Once again, Three Lions is back at number one on the charts and Jules Rimet is still gleaming. For those too young to remember, the song got its first airing when England hosted Euro ‘96. Our now great leader, Gareth Southgate, memorably fluffed his shot at goal during the semi-final penalty shootout, handing the game, and ultimately the tournament, to Germany.
Even non-fans are catching football fever. Southgate finds himself in the unexpected position as England’s hottest totty; nattily dressed and sending sales of M&S waistcoats through the roof. The savvy shop further capitalised on this by launching #waistcoatwednesday which then trended on Twitter.
Brands are playing a vital role in building and sustaining this atmosphere. It’s not about their sponsorship dollars securing the biggest logo or even a primetime ad spot. I’d challenge any but the most ardent fan to list all the national kit sponsors, official drinks or even name the top-flight products that featured on the pitch-side hoardings in the last few games.
What fans remember – and are crying out for more of – is access. They want the story behind the boot. Where does Dele Alli get his drive? How does Kane keep his quiff standing in that heat? What is the squad’s training programme, and can us civilians have a go?
Through their investment in the sport, brands give fans that access. It’s no longer a question of a sports star giving up an afternoon’s training to glad-hand a few corporate execs and golfing chums. Instead, it’s about brands creating bespoke content that brings stars and the sport closer to them.
Authenticity must be at the heart of content; it’s a no-brainer. Both fans and sport stars are all too aware of when the game has suffered at the hands of the money men. FIFA is heavily reliant on sponsorship cash as a source of revenue but corruption scandals have seen Western brands fleeing in droves. Still wanting that powerful association with the sport? Partnering with its great (and hopefully unimpeachable) characters is a better route.
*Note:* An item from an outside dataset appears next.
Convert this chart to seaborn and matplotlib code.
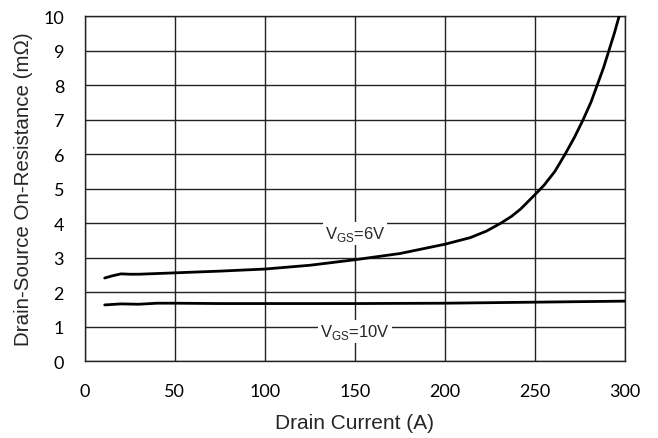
import matplotlib
matplotlib.use("Agg")
import matplotlib.pyplot as plt
import seaborn as sns
import pandas as pd

# ── 資料 ──────────────────────────────────────────────────────────────────────
current_6v = [11, 15, 20, 25, 30, 40, 50, 75, 100, 125, 150, 175, 200, 214,
              223, 231, 237, 242, 246, 250, 255, 261, 266.7, 272, 276.7, 281,
              284.5, 288, 291, 294, 296.7]
rds_6v     = [2.41, 2.47, 2.53, 2.52, 2.52, 2.54, 2.56, 2.61, 2.67, 2.78, 2.94,
              3.12, 3.39, 3.58, 3.77, 4.00, 4.20, 4.41, 4.62, 4.83, 5.10, 5.50,
              6.00, 6.50, 7.00, 7.50, 8.00, 8.50, 9.00, 9.50, 10.0]

current_10v = [11, 20, 30, 40, 50, 75, 100, 150, 200, 250, 300]
rds_10v     = [1.63, 1.66, 1.65, 1.68, 1.68, 1.67, 1.67, 1.67, 1.68, 1.71, 1.74]

x_ticks = [0, 50, 100, 150, 200, 250, 300]
y_ticks = list(range(0, 11))

df = pd.concat([
    pd.DataFrame({"I": current_6v, "R": rds_6v, "vgs": "6V"}),
    pd.DataFrame({"I": current_10v, "R": rds_10v, "vgs": "10V"}),
])

sns.set_theme(style="white")
plt.rcParams["font.family"] = ["Liberation Sans", "DejaVu Sans"]

fig = plt.figure(figsize=(6.58, 4.39), dpi=100)
ax = fig.add_axes([0.129, 0.175, 0.821, 0.786])

sns.lineplot(data=df, x="I", y="R", hue="vgs", palette=["black", "black"],
             linewidth=2, legend=False, ax=ax, sort=False, estimator=None, zorder=3)

ax.set_xlim(0, 300)
ax.set_ylim(0, 10)
ax.set_xticks(x_ticks)
ax.set_yticks(y_ticks)
ax.grid(True, color="#222222", linewidth=1)
ax.set_axisbelow(True)
for s in ax.spines.values():
    s.set_color("#222222")
    s.set_linewidth(1)
ax.tick_params(axis="x", length=0, labelsize=13, pad=16, colors="black")
ax.tick_params(axis="y", length=0, labelsize=13, pad=15, colors="black")
for lbl in ax.get_xticklabels() + ax.get_yticklabels():
    lbl.set_family(["Lato", "DejaVu Sans"])

ax.set_xlabel("Drain Current (A)", fontsize=15, labelpad=9.5)
ax.set_ylabel("Drain-Source On-Resistance (mΩ)", fontsize=14.8)
ax.yaxis.set_label_coords(-0.096, 0.5)

box = dict(facecolor="white", edgecolor="none", pad=1.5)
ax.text(150, 3.7, r"V$_{\mathregular{GS}}$=6V", ha="center", va="center",
        fontsize=12, bbox=box, zorder=4)
ax.text(150, 0.87, r"V$_{\mathregular{GS}}$=10V", ha="center", va="center",
        fontsize=12, bbox=box, zorder=4)

fig.savefig("out.png", dpi=100)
Contact comes on a sliding scale. Yes, there’s still room for the big-name sponsorship – Ronaldo, Mbappe and the big splash. Big name launches for Nike’s Mercurial boot. Lucozade remains synonymous with touchline water stops and the magic sponge.
At the other end, influencers such as Spencer FC and Joe Weller with their guerilla filming and amateur-not-amateur set-ups grab the imaginations of grassroots players and bedroom referees around the world.
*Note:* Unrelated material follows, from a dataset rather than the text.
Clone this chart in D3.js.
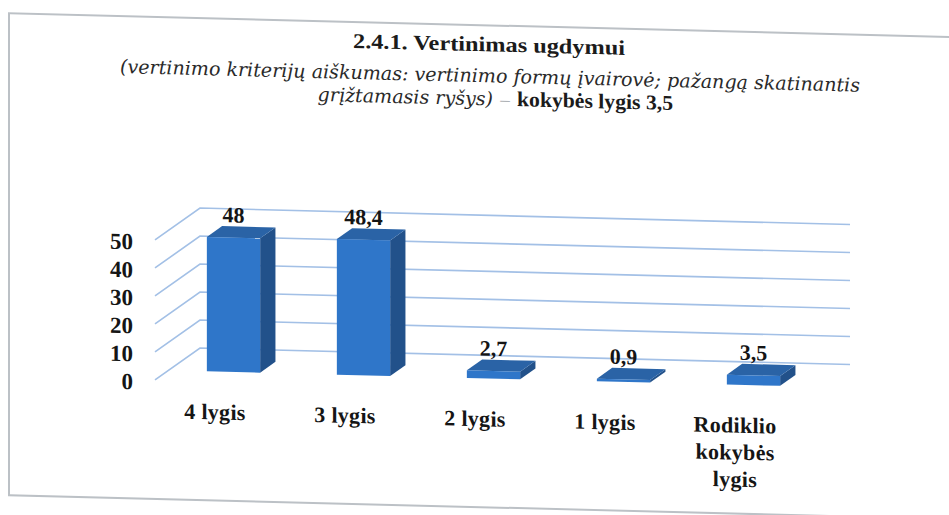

But it’s in the middle where brands have the chance to play, get creative and connect. Bringing together high production values and social integration, there’s an opportunity to produce film that draws fans into footballers’ worlds.
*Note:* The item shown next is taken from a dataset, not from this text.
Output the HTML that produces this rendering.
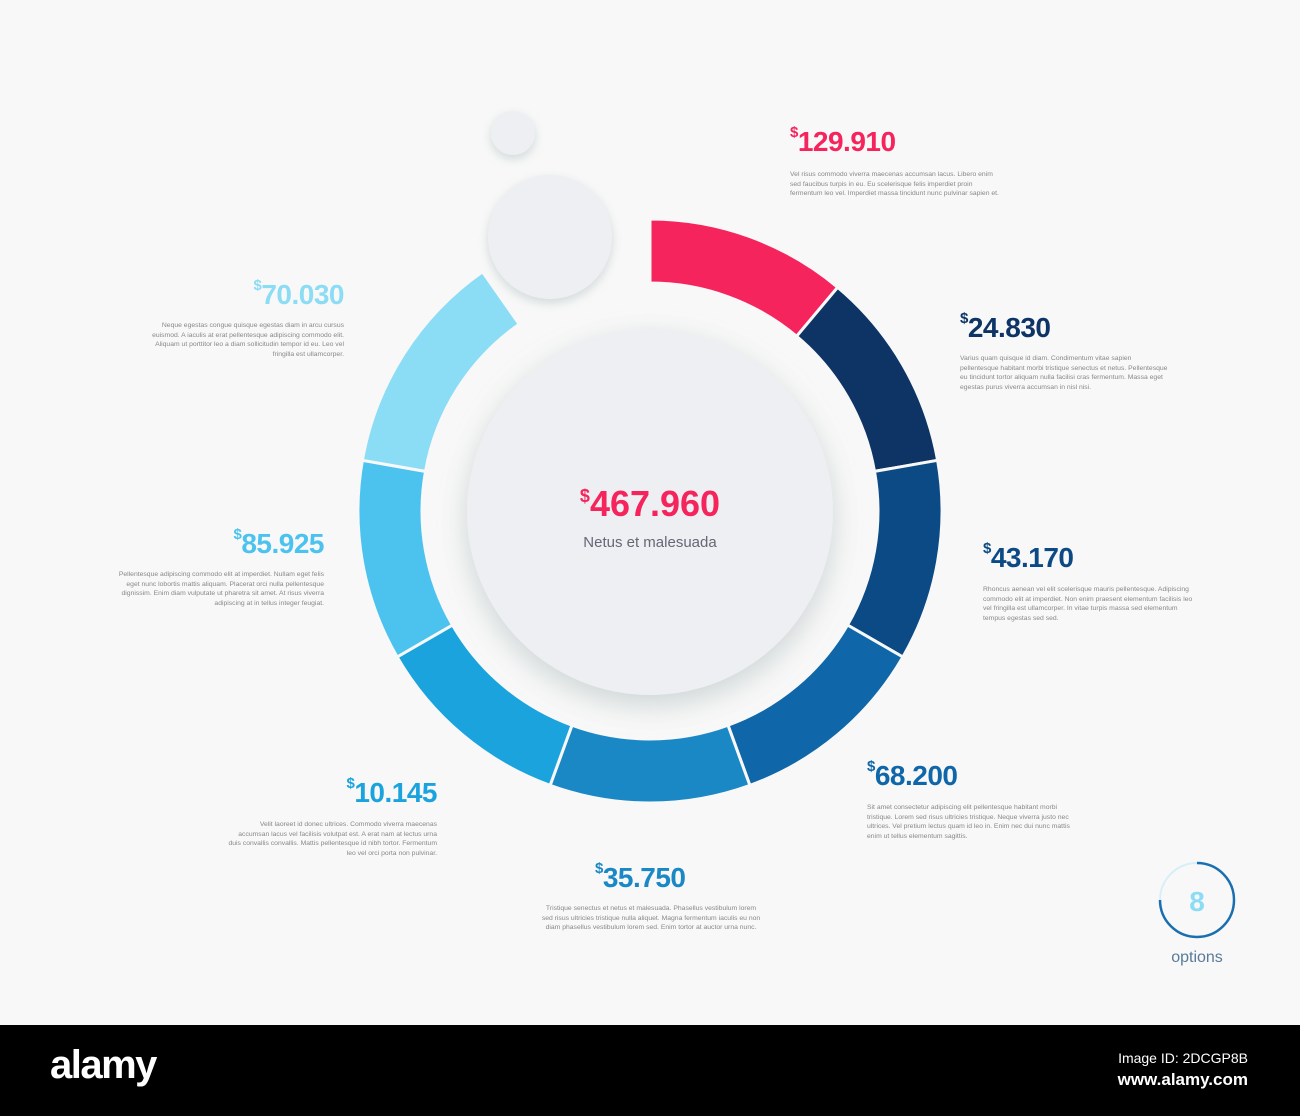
<!DOCTYPE html>
<html><head><meta charset="utf-8">
<style>
html,body{margin:0;padding:0}
body{width:1300px;height:1116px;background:#f8f8f8;font-family:"Liberation Sans",sans-serif;position:relative;overflow:hidden}
.v{position:absolute;font-weight:bold;font-size:28px;letter-spacing:-0.5px;white-space:nowrap}
.v sup{font-size:15px;vertical-align:top;position:relative;top:-2px}
.t{position:absolute;font-size:6.8px;line-height:9.6px;color:#888;width:210px}
.r{text-align:right}
.band{position:absolute;left:0;top:1025px;width:1300px;height:91px;background:#000}
</style></head><body>
<svg id="s" width="1300" height="1025" style="position:absolute;left:0;top:0">
<defs>
<filter id="sh" x="-30%" y="-30%" width="160%" height="160%"><feDropShadow dx="0" dy="10" stdDeviation="14" flood-color="#9aa" flood-opacity="0.45"/></filter>
<filter id="sh2" x="-50%" y="-50%" width="200%" height="200%"><feDropShadow dx="0" dy="4" stdDeviation="5" flood-color="#9aa" flood-opacity="0.4"/></filter>
</defs>
<g id="segs"></g>
<circle cx="650" cy="512" r="183" fill="#eeeff2" filter="url(#sh)"/>
<circle cx="550" cy="237" r="62" fill="#eeeff2" filter="url(#sh2)"/>
<circle cx="513" cy="133" r="22" fill="#eeeff2" filter="url(#sh2)"/>
<circle cx="1197" cy="900" r="37" fill="none" stroke="#d8eef8" stroke-width="2"/>
<path d="M1197 863 A37 37 0 1 1 1160 900" fill="none" stroke="#1a6fb0" stroke-width="2.5"/>
<text x="1197" y="911" font-family="Liberation Sans" font-size="28" font-weight="bold" fill="#8bdcf5" text-anchor="middle">8</text>
<text x="1197" y="962" font-family="Liberation Sans" font-size="16" fill="#5a7a9a" text-anchor="middle">options</text>
<text x="650" y="516" font-family="Liberation Sans" font-size="36" font-weight="bold" fill="#f5245c" text-anchor="middle"><tspan font-size="18" dy="-14">$</tspan><tspan dy="14">467.960</tspan></text>
<text x="650" y="547" font-family="Liberation Sans" font-size="15" fill="#667" text-anchor="middle">Netus et malesuada</text>
</svg>
<script>
var cx=650,cy=511,ro=292,ri=228;
var segs=[[0,40,"#f5245c"],[40,80,"#0e3466"],[80,120,"#0c4a85"],[120,160,"#0f66a8"],[160,200,"#1b88c6"],[200,240,"#1aa3dd"],[240,280,"#4cc3ef"],[280,325,"#8bdcf5"]];
function p(a,r){a=a*Math.PI/180;return (cx+r*Math.sin(a)).toFixed(1)+" "+(cy-r*Math.cos(a)).toFixed(1);}
var h="";
segs.forEach(function(s){var a=s[0],b=s[1];
h+='<path d="M'+p(a,ro)+' A'+ro+' '+ro+' 0 0 1 '+p(b,ro)+' L'+p(b,ri)+' A'+ri+' '+ri+' 0 0 0 '+p(a,ri)+'Z" fill="'+s[2]+'" stroke="#f8f8f8" stroke-width="3"/>';});
document.getElementById("segs").innerHTML=h;
</script>
<div class="v" style="left:790px;top:126px;color:#f5245c"><sup>$</sup>129.910</div>
<div class="t" style="left:790px;top:170px">Vel risus commodo viverra maecenas accumsan lacus. Libero enim sed faucibus turpis in eu. Eu scelerisque felis imperdiet proin fermentum leo vel. Imperdiet massa tincidunt nunc pulvinar sapien et.</div>
<div class="v" style="left:960px;top:312px;color:#0e3466"><sup>$</sup>24.830</div>
<div class="t" style="left:960px;top:354px">Varius quam quisque id diam. Condimentum vitae sapien pellentesque habitant morbi tristique senectus et netus. Pellentesque eu tincidunt tortor aliquam nulla facilisi cras fermentum. Massa eget egestas purus viverra accumsan in nisl nisi.</div>
<div class="v" style="left:983px;top:542px;color:#0c4a85"><sup>$</sup>43.170</div>
<div class="t" style="left:983px;top:585px">Rhoncus aenean vel elit scelerisque mauris pellentesque. Adipiscing commodo elit at imperdiet. Non enim praesent elementum facilisis leo vel fringilla est ullamcorper. In vitae turpis massa sed elementum tempus egestas sed sed.</div>
<div class="v" style="left:867px;top:760px;color:#0f66a8"><sup>$</sup>68.200</div>
<div class="t" style="left:867px;top:803px">Sit amet consectetur adipiscing elit pellentesque habitant morbi tristique. Lorem sed risus ultricies tristique. Neque viverra justo nec ultrices. Vel pretium lectus quam id leo in. Enim nec dui nunc mattis enim ut tellus elementum sagittis.</div>
<div class="v" style="left:595px;top:862px;color:#1b88c6"><sup>$</sup>35.750</div>
<div class="t" style="left:540px;top:904px;width:222px;text-align:center">Tristique senectus et netus et malesuada. Phasellus vestibulum lorem sed risus ultricies tristique nulla aliquet. Magna fermentum iaculis eu non diam phasellus vestibulum lorem sed. Enim tortor at auctor urna nunc.</div>
<div class="v r" style="right:863px;top:777px;color:#1aa3dd"><sup>$</sup>10.145</div>
<div class="t r" style="right:863px;top:820px">Velit laoreet id donec ultrices. Commodo viverra maecenas accumsan lacus vel facilisis volutpat est. A erat nam at lectus urna duis convallis convallis. Mattis pellentesque id nibh tortor. Fermentum leo vel orci porta non pulvinar.</div>
<div class="v r" style="right:976px;top:528px;color:#4cc3ef"><sup>$</sup>85.925</div>
<div class="t r" style="right:976px;top:570px">Pellentesque adipiscing commodo elit at imperdiet. Nullam eget felis eget nunc lobortis mattis aliquam. Placerat orci nulla pellentesque dignissim. Enim diam vulputate ut pharetra sit amet. At risus viverra adipiscing at in tellus integer feugiat.</div>
<div class="v r" style="right:956px;top:279px;color:#8bdcf5"><sup>$</sup>70.030</div>
<div class="t r" style="right:956px;top:321px">Neque egestas congue quisque egestas diam in arcu cursus euismod. A iaculis at erat pellentesque adipiscing commodo elit. Aliquam ut porttitor leo a diam sollicitudin tempor id eu. Leo vel fringilla est ullamcorper.</div>
<div class="band">
<div style="position:absolute;left:50px;top:18px;color:#fff;font-size:40px;font-weight:bold;letter-spacing:-1.5px">alamy</div>
<div style="position:absolute;right:52px;top:22px;color:#fff;font-size:14px;text-align:right;line-height:22px">Image ID: 2DCGP8B<br><b style="font-size:17px">www.alamy.com</b></div>
</div>
</body></html>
Take Ronaldo – one of, if not the, top footballer names today. Access on a personal level is rare and precious. WING brought Castrol and Ronaldo together for an exclusive film where fan participation was key. Via Facebook, fans could select a skill for Ronaldo to perform, which he then had seconds to execute. Fans got direct access to his prowess in a high quality piece of entertainment, Castrol got access to an audience with immersive film that clearly represented its values and reinforced brand awareness.
Televised sports events like the World Cup are bringing destination telly back – if it ever really went away. Digital platforms are just a bigger opportunity for fans to get closer to the action. Brands need to look beyond the logo and focus on performance to reach the top of their league.